[Source code of charts]

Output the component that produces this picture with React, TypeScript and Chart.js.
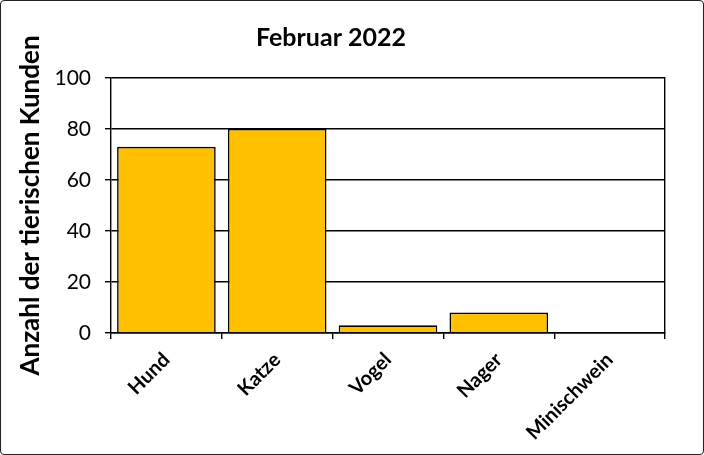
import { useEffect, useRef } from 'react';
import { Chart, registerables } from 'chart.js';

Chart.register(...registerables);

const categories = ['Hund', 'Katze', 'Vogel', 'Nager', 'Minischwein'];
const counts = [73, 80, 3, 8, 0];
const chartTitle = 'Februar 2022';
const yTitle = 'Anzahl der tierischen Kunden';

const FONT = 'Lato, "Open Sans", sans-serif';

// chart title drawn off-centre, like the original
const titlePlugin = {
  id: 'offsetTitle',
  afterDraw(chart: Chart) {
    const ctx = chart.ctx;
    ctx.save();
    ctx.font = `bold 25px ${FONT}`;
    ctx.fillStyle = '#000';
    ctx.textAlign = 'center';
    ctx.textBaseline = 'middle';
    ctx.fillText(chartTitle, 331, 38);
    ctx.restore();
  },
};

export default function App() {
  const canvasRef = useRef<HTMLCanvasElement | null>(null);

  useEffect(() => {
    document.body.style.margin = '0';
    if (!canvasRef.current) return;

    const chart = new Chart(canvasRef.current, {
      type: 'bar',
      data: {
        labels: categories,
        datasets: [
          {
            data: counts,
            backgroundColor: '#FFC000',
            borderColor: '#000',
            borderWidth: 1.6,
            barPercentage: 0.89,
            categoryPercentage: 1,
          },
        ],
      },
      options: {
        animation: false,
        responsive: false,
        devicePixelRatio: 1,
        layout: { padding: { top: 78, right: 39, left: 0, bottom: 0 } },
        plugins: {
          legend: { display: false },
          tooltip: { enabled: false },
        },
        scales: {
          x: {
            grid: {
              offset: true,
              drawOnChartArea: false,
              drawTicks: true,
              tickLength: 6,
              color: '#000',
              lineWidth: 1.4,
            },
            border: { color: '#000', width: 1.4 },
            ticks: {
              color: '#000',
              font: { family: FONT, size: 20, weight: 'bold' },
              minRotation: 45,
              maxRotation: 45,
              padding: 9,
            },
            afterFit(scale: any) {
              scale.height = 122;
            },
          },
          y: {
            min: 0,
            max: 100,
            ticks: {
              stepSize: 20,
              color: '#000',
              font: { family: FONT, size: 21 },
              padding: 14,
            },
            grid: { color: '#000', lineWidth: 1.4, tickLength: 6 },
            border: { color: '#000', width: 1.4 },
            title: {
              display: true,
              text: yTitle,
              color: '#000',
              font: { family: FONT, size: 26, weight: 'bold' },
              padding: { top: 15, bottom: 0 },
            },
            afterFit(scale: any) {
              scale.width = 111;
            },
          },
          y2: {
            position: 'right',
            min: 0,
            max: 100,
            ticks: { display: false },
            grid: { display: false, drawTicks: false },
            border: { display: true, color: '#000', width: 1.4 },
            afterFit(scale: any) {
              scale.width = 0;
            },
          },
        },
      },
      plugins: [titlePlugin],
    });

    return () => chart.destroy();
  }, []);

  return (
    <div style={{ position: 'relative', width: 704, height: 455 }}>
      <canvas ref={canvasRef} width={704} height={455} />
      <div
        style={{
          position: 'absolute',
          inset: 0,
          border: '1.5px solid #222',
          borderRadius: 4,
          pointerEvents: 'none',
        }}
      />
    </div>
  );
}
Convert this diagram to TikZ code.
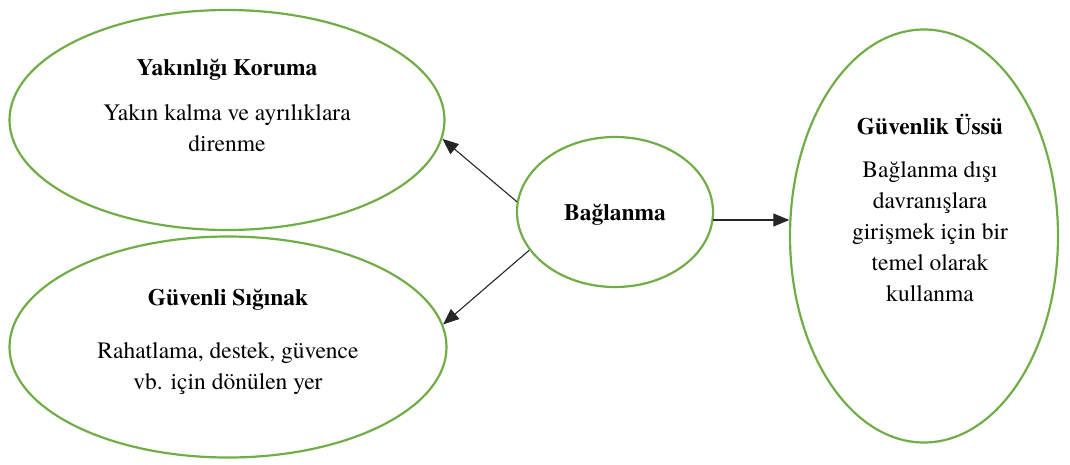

Job:
Select every line above that contains the word "this", and copy it.

Answer in full:
Output the component that produces this picture with React, TypeScript and Chart.js.
Convert this diagram to TikZ code.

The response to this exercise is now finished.